<<<<
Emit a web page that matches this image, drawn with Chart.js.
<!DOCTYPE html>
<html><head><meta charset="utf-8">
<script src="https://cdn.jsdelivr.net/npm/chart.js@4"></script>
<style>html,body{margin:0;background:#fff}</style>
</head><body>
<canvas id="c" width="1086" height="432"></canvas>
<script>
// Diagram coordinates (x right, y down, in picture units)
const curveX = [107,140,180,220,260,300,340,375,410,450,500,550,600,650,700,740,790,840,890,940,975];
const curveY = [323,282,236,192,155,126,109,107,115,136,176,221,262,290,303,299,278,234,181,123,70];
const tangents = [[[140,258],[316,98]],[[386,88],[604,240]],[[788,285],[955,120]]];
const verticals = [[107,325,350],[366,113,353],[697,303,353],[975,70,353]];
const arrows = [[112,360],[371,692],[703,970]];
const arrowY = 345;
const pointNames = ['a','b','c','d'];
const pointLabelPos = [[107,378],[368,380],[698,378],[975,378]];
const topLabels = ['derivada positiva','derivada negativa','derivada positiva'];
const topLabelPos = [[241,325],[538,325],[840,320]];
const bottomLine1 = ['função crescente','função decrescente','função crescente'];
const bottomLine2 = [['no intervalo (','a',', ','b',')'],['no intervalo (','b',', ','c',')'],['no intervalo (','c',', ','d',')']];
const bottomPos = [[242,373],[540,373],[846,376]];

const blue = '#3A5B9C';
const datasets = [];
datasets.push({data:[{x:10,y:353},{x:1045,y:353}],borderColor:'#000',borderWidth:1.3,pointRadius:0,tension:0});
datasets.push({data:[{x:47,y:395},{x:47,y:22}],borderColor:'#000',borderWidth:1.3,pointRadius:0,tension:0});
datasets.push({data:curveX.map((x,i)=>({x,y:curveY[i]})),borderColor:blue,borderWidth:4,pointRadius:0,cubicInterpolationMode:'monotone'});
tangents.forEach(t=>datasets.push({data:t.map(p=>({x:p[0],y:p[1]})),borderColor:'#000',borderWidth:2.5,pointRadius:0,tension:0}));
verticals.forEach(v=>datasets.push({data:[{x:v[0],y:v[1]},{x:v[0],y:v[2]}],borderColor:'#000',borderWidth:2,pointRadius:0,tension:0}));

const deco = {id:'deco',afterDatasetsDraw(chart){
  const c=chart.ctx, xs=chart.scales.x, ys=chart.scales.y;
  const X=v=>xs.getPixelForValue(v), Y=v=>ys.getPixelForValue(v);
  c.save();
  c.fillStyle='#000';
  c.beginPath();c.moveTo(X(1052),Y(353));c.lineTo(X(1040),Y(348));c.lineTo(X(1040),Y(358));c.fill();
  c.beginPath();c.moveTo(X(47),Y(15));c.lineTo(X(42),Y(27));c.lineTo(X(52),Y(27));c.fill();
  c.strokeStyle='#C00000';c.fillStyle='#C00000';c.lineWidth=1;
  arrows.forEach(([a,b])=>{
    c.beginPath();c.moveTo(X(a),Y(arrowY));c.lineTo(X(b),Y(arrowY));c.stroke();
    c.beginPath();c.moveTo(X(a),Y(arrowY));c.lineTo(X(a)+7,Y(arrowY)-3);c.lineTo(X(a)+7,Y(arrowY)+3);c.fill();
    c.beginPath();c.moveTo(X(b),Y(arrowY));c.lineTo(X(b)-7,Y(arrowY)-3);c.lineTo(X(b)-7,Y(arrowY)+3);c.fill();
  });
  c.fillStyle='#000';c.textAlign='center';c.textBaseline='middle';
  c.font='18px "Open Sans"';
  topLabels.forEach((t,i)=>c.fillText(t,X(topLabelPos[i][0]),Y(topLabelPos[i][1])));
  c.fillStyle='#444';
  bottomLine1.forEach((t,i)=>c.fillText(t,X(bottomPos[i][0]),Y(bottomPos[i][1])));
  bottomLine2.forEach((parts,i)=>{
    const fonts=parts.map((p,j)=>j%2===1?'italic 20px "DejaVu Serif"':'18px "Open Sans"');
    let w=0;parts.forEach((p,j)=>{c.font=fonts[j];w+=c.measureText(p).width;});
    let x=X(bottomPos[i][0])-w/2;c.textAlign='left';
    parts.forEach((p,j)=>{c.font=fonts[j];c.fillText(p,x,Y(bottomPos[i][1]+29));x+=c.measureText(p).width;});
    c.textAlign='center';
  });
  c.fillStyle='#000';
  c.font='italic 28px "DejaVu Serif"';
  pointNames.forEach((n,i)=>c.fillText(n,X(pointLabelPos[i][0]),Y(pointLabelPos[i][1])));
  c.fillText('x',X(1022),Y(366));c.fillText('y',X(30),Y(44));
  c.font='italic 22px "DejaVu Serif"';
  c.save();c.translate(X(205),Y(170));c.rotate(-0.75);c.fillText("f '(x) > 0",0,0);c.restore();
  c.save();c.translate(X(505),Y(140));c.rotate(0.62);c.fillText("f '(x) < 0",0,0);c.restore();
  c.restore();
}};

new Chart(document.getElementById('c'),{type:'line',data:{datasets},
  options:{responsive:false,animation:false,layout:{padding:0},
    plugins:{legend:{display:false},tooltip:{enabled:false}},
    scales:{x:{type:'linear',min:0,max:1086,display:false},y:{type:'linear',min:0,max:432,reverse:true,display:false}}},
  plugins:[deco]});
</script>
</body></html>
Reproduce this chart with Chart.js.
>>>>
**Aim of the exercise:** Find every line in the listing that holds the string "with", then say how many there are as a bare number.

**Full response:** 2